Psychedelic/Space Rock

4.35 | 8 ratings

From Progarchives.com, the ultimate progressive rock music website

_glasgow_
5 stars Post-rock is a peculiar genre. It can span many different styles, lengths, and themes, but it always comes across as the embodiment of classical music in the form of rock. It wreaks of pure emotion, developing thoughts and emotions never thought possible to be evoked by simple music alone.

Yume Bitsu's sophomore album, the self-titled Yume Bitsu, is a beautiful amalgamation of sheer bliss and energy. Long, haunting, and focused on a single musical theme, the album soars higher than any other post-rock album, and becomes what I truly believe is an instant classic, the holy grail of all post-rock efforts, even passing greats such as GY!BE and Mogwai.

This Portland-based quartet has the uncanny ability to develop one musical theme over the span of an hour, providing the listener with a voyage incomparable to anything mental or physical. Team Yume opens the record with a hauntingly peaceful synth, drizzled with reverb-laden and dreamy guitar. Slowly but surely, the harmony of simplicity develops, and the listener is sent to a placid, dream-like state, anxiously awaiting the next seconds of what is yet to further embrace the senses. Slowly, everything crescendos, and the final stretch is full of distorted, fuzzy guitars, throbbing percussion, and noisy tape flutters. Yume Bitsu not only encompasses the nuances of post-rock, but dwindles in the ethereal world of space rock, and the influence is found thick within all six tracks. And in no way does this hamper the music; in fact, it adds so much extra texture and vividness that nothing can truly resemble what Yume Bitsu has set out to do.
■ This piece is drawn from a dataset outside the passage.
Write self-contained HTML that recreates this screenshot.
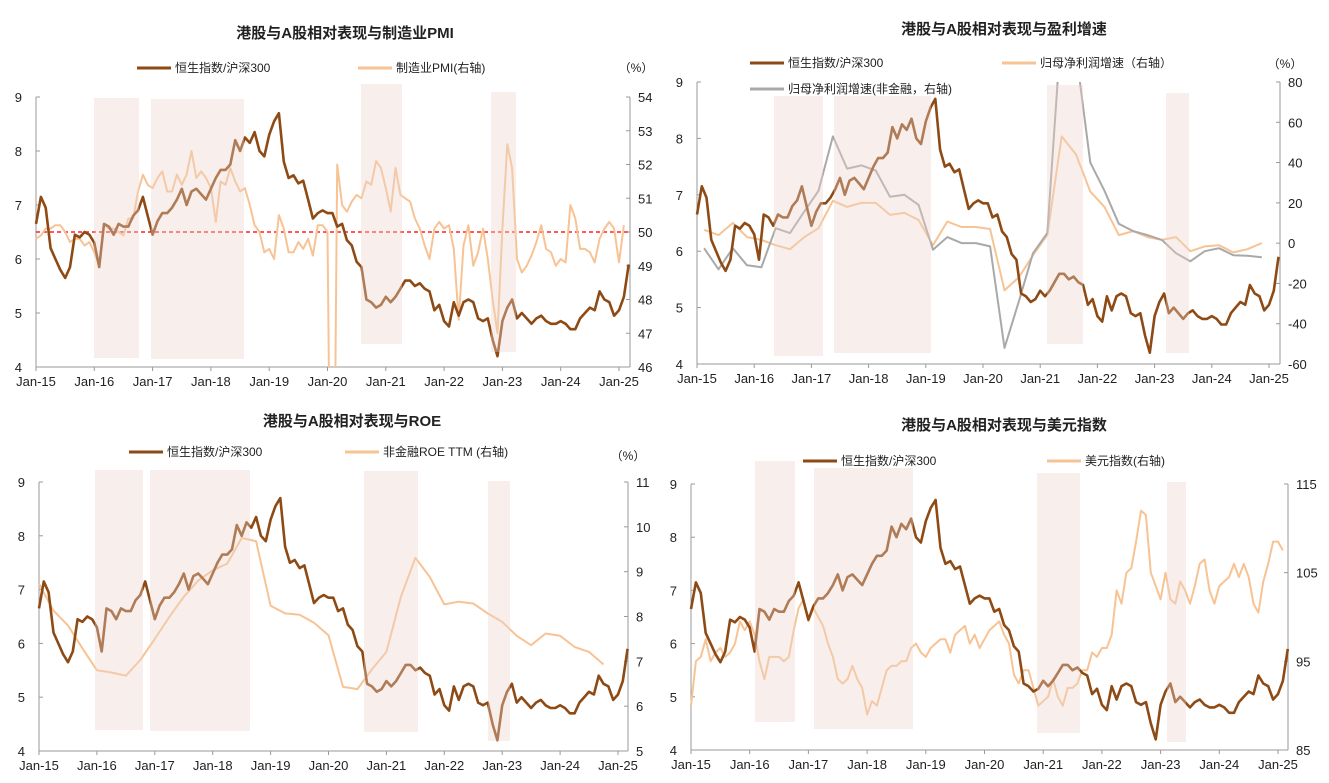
<!DOCTYPE html>
<html><head><meta charset="utf-8">
<style>
html,body{margin:0;padding:0;background:#fff;}
svg{display:block;font-family:"Liberation Sans","Noto Sans CJK SC",sans-serif;}
</style></head>
<body>
<svg id="c" width="1329" height="783" viewBox="0 0 1329 783" xmlns="http://www.w3.org/2000/svg"></svg>
<script>
// shared series: HSI / CSI300 ratio, monthly Jan-15 .. Mar-25
const hsiRatio = [
6.65,7.15,6.95,6.2,6.0,5.8,5.65,5.85,6.45,6.4,6.5,6.45,
6.3,5.85,6.65,6.6,6.45,6.65,6.6,6.6,6.8,6.9,7.15,6.8,
6.45,6.7,6.85,6.85,6.95,7.1,7.3,7.0,7.25,7.3,7.2,7.1,
7.3,7.5,7.65,7.65,7.75,8.2,8.0,8.25,8.15,8.35,8.0,7.9,
8.3,8.55,8.7,7.8,7.5,7.55,7.4,7.45,7.1,6.75,6.85,6.9,
6.85,6.85,6.6,6.65,6.35,6.25,5.95,5.85,5.25,5.2,5.1,5.15,
5.3,5.2,5.3,5.45,5.6,5.6,5.5,5.55,5.45,5.4,5.05,5.15,
4.85,4.75,5.2,4.95,5.2,5.25,5.2,4.9,4.85,4.9,4.5,4.2,
4.85,5.1,5.25,4.9,5.0,4.9,4.8,4.9,4.95,4.85,4.8,4.8,
4.85,4.8,4.7,4.7,4.9,5.0,5.1,5.05,5.4,5.25,5.2,4.95,
5.05,5.3,5.9];
const pmi = [
49.8,49.9,50.1,50.1,50.2,50.2,50.0,49.7,49.8,49.8,49.6,49.7,
49.4,49.0,50.2,50.1,50.1,50.0,49.9,50.4,50.4,51.2,51.7,51.4,
51.3,51.6,51.8,51.2,51.2,51.7,51.4,51.7,52.4,51.6,51.8,51.6,
51.3,50.3,51.5,51.4,51.9,51.5,51.2,51.3,50.8,50.2,50.0,49.4,
49.5,49.2,50.5,50.1,49.4,49.4,49.7,49.5,49.8,49.3,50.2,50.2,
50.0,35.7,52.0,50.8,50.6,50.9,51.1,51.0,51.5,51.4,52.1,51.9,
51.3,50.6,51.9,51.1,51.0,50.9,50.4,50.1,49.6,49.2,50.1,50.3,
50.1,50.2,49.5,47.4,49.6,50.2,49.0,49.4,50.1,49.2,48.0,47.0,
50.1,52.6,51.9,49.2,48.8,49.0,49.3,49.7,50.2,49.5,49.4,49.0,
49.2,49.1,50.8,50.4,49.5,49.5,49.4,49.1,49.8,50.1,50.3,50.1,
49.1,50.2];
// quarterly profit growth (%)
const profitGrowth = [6.6,4,10,3,1.6,-1,-3,3,7.4,21,18,20,20,14,15,11.5,-1,10.7,8,8,7,-23.4,-17,-6,4,53,44,25.6,18,4,6,3,1.6,3,-4,-1.6,-1,-4.6,-3,0];
const profitGrowthNonFin = [-2.5,-13,-2.5,-11,-12,7.4,5,15.7,26,53,37,38.6,36,23,24,19,-3.3,3,0,0,-1.6,-52,-29,-5,5,110,95,40,26,9.6,6,4,1.6,-5,-9,-4,-2.5,-6,-6.3,-7];
// quarterly non-financial ROE TTM (%)
const roe = [8.73,8.13,7.8,7.29,6.8,6.75,6.68,7.03,7.5,7.99,8.44,8.8,9.03,9.18,9.75,9.68,8.24,8.07,8.04,7.86,7.58,6.43,6.38,6.82,7.21,8.44,9.31,8.88,8.27,8.33,8.29,8.07,7.88,7.57,7.36,7.62,7.57,7.32,7.21,6.93];
// monthly US dollar index
const dxy = [
90,95,95.5,97.5,95,96,96.5,95.5,96,97,99.5,98.5,
99.5,98,95,93,95.5,95.5,95.5,95,95.5,98.5,101,102,
99.5,101,100,99,97,95.5,93,92.5,93,94.5,93,92,
89,90.5,90,92,94,94.5,94.5,95,95,96.5,97,96,
95.5,96.5,97,97.5,97.5,96,98,98.5,99,97,98,96.5,
97.5,98.5,99,99.5,98,97,93.5,92.5,94,94,92,90,
90.5,91,93,91,90,92,92,92.5,94,94,96,95.5,
96.5,96.5,98,103,101.5,105,105.5,108.5,112,111.5,105,103.5,
102,105,102,101.5,104,103,101.5,103.5,106,106.5,103,101.5,
103.5,104,104.5,106,104.5,106,104.5,101.5,100.5,104,106,108.5,
108.5,107.5];
const xTickLabels = ["Jan-15","Jan-16","Jan-17","Jan-18","Jan-19","Jan-20","Jan-21","Jan-22","Jan-23","Jan-24","Jan-25"];
const leftTicks = [4,5,6,7,8,9];
const pmiTicks = [46,47,48,49,50,51,52,53,54];
const profitTicks = [-60,-40,-20,0,20,40,60,80];
const roeTicks = [5,6,7,8,9,10,11];
const dxyTicks = [85,95,105,115];

const NS = "http://www.w3.org/2000/svg";
const svg = document.getElementById("c");
const BROWN = "#8e4a14", PEACH = "#f8c394", GRAY = "#a9a9a9";
function mk(tag, attrs, parent){const e=document.createElementNS(NS,tag);for(const k in attrs)e.setAttribute(k,attrs[k]);(parent||svg).appendChild(e);return e;}
function txt(s,x,y,size,anchor,parent,weight){const t=mk("text",{x:x,y:y,"font-size":size,"text-anchor":anchor||"start",fill:"#222","font-weight":weight||"normal"},parent);t.textContent=s;return t;}

function panel(cfg){
  const g = mk("g",{});
  
  
  const xs = m => cfg.x0 + (cfg.x120 - cfg.x0) * m / 120;
  const yl = v => cfg.yBot - (v - 4) / 5 * (cfg.yBot - cfg.yTop);
  const yr = v => cfg.yBot - (v - cfg.rMin) / (cfg.rMax - cfg.rMin) * (cfg.yBot - cfg.yTop);
  const clip = mk("clipPath",{id:cfg.name+"-clip"},g);
  mk("rect",{x:cfg.x0-2,y:cfg.yTop,width:cfg.axisR-cfg.x0+4,height:cfg.yBot-cfg.yTop},clip);
  const t = txt(cfg.title, cfg.titleX, cfg.titleY, 15, "middle", g, "bold");
  
  
  const al = mk("line",{x1:cfg.x0,y1:cfg.yTop,x2:cfg.x0,y2:cfg.yBot,stroke:"#999","stroke-width":1},g);
  
  
  const ar = mk("line",{x1:cfg.axisR,y1:cfg.yTop,x2:cfg.axisR,y2:cfg.yBot,stroke:"#999","stroke-width":1},g);
  
  
  const ab = mk("line",{x1:cfg.x0,y1:cfg.yBot,x2:cfg.axisR,y2:cfg.yBot,stroke:"#999","stroke-width":1},g);
  
  
  leftTicks.forEach(v=>{
    mk("line",{x1:cfg.x0,y1:yl(v),x2:cfg.x0+4,y2:yl(v),stroke:"#999"},g);
    const l=txt(String(v),cfg.x0-14,yl(v)+5,13,"end",g);
    
    
  });
  cfg.rTicks.forEach(v=>{
    mk("line",{x1:cfg.axisR,y1:yr(v),x2:cfg.axisR-4,y2:yr(v),stroke:"#999"},g);
    const l=txt(String(v),cfg.axisR+8,yr(v)+5,13,"start",g);
    
    
  });
  xTickLabels.forEach((s,i)=>{
    const x=xs(i*12);
    mk("line",{x1:x,y1:cfg.yBot,x2:x,y2:cfg.yBot+4,stroke:"#999"},g);
    const l=txt(s,x,cfg.yBot+19,13,"middle",g);
    
    
  });
  if(cfg.pct){const p=txt("（%）",cfg.pct[0],cfg.pct[1],12,"middle",g);}
  if(cfg.refLine!==undefined){
    const rl=mk("line",{x1:cfg.x0,y1:yr(cfg.refLine),x2:cfg.axisR,y2:yr(cfg.refLine),stroke:"#f22","stroke-width":1.5,"stroke-dasharray":"4,3"},g);
    
    
  }
  const cg = mk("g",{"clip-path":"url(#"+cfg.name+"-clip)"},g);
  cfg.series.forEach(s=>{
    const pts = s.data.map((v,i)=>[xs(s.month(i)), s.axis==="r"?yr(v):yl(v)]);
    const p=mk("polyline",{points:pts.map(q=>q[0].toFixed(1)+","+q[1].toFixed(1)).join(" "),fill:"none",stroke:s.color,"stroke-width":s.w,"stroke-linejoin":"round"},cg);
    
    
  });
  cfg.shades.forEach(r=>{
    const b=mk("rect",{x:r[0],y:r[2],width:r[1]-r[0],height:r[3]-r[2],fill:"rgb(236,212,204)","fill-opacity":0.37},g);
    
    
  });
  cfg.legend.forEach(L=>{
    const lg=mk("g",{},g);
    
    
    mk("line",{x1:L[0],y1:L[1]-4,x2:L[0]+34,y2:L[1]-4,stroke:L[2],"stroke-width":3},lg);
    txt(L[3],L[0]+38,L[1],12,"start",lg);
  });
}
const monthly = i=>i;
const quarterly = i=>3*i+1.5;
panel({name:"panel-pmi",title:"港股与A股相对表现与制造业PMI",titleX:345,titleY:38,
  x0:36,x120:619,axisR:630,yTop:97,yBot:367,rMin:46,rMax:54,rTicks:pmiTicks,refLine:50,pct:[636,72],
  series:[{name:"pmi-line",data:pmi,month:monthly,axis:"r",color:PEACH,w:2},
          {name:"hsi-csi300-line",data:hsiRatio,month:monthly,axis:"l",color:BROWN,w:2.6}],
  shades:[[94,139,98,358],[151,244,99,359],[361,402,84,344],[491,516,92,352]],
  legend:[[137,72,BROWN,"恒生指数/沪深300"],[358,72,PEACH,"制造业PMI(右轴)"]]});
panel({name:"panel-profit",title:"港股与A股相对表现与盈利增速",titleX:1004,titleY:34,
  x0:697,x120:1269,axisR:1280,yTop:82,yBot:364,rMin:-60,rMax:80,rTicks:profitTicks,pct:[1285,68],
  series:[{name:"profit-growth-line",data:profitGrowth,month:quarterly,axis:"r",color:PEACH,w:2},
          {name:"profit-growth-nonfin-line",data:profitGrowthNonFin,month:quarterly,axis:"r",color:GRAY,w:2},
          {name:"hsi-csi300-line",data:hsiRatio,month:monthly,axis:"l",color:BROWN,w:2.6}],
  shades:[[774,823,96,356],[834,931,96,353],[1047,1083,85,344],[1166,1189,93,353]],
  legend:[[750,67,BROWN,"恒生指数/沪深300"],[1002,67,PEACH,"归母净利润增速（右轴）"],[750,93,GRAY,"归母净利润增速(非金融，右轴)"]]});
panel({name:"panel-roe",title:"港股与A股相对表现与ROE",titleX:352,titleY:426,
  x0:39,x120:618,axisR:628,yTop:482,yBot:751,rMin:5,rMax:11,rTicks:roeTicks,pct:[628,460],
  series:[{name:"roe-line",data:roe,month:i=>3*i,axis:"r",color:PEACH,w:2},
          {name:"hsi-csi300-line",data:hsiRatio,month:monthly,axis:"l",color:BROWN,w:2.6}],
  shades:[[95,143,470,730],[150,250,470,731],[364,418,471,732],[488,510,481,741]],
  legend:[[129,456,BROWN,"恒生指数/沪深300"],[345,456,PEACH,"非金融ROE TTM (右轴)"]]});
panel({name:"panel-dxy",title:"港股与A股相对表现与美元指数",titleX:1004,titleY:430,
  x0:691,x120:1278,axisR:1288,yTop:484,yBot:750,rMin:85,rMax:115,rTicks:dxyTicks,
  series:[{name:"dxy-line",data:dxy,month:monthly,axis:"r",color:PEACH,w:2},
          {name:"hsi-csi300-line",data:hsiRatio,month:monthly,axis:"l",color:BROWN,w:2.6}],
  shades:[[755,795,461,722],[814,913,468,729],[1037,1080,473,733],[1167,1186,482,742]],
  legend:[[803,465,BROWN,"恒生指数/沪深300"],[1047,465,PEACH,"美元指数(右轴)"]]});
</script>
</body></html>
I Wait For You and Truth are the album's strongest songs, focusing on the aforementioned musical theme; here, we are introduced with singing, albeit not the strongest, but rich in emotion, and dreamingly spewed out in tones that are not of this world. Euphoria is the best word I can muster to explain the feeling these two recordings put in my mind, soul, and body - they take the listener on the same out-of-world experience that Yume Bitsu begins on the very first bemused note.

While Surface I and Surface II are fantastic melodies, they don't quite compare to the rest of the album; sure, everything in a whole is fantastic, but there has to be weak points, and these two tracks certainly don't provide enough merit to prove how amazing the band is.

The album closer, The Frigid, Frigid, Frigid Body of Dr. T.J. Eckleberg, cannot be explained with words. Spanning nearly nineteen minutes, this harsh and gritty piece, soaked in melancholy delays, slowly leads into oddly joyous vocals, and leaves a lasting impression. With everything that Yume Bitsu sets the listener up for in the first five tracks, Dr. T.J. Eckleberg nearly demolishes with such precision and perfection that I have yet to hear in any piece of musical genius.

This world is not all that we are confined to. With music, we soar, and reach places beyond imagination, beyond time, and beyond all physical laws that bind us to this Earth we haphazardly consider a home. Yume Bitsu is not just a fantastic album that's well-developed and absolutely beautiful, it's a gateway to experience more than this meagre life can potentially offer. Journey down the rabbit hole, and embrace the other world we are intertwined with.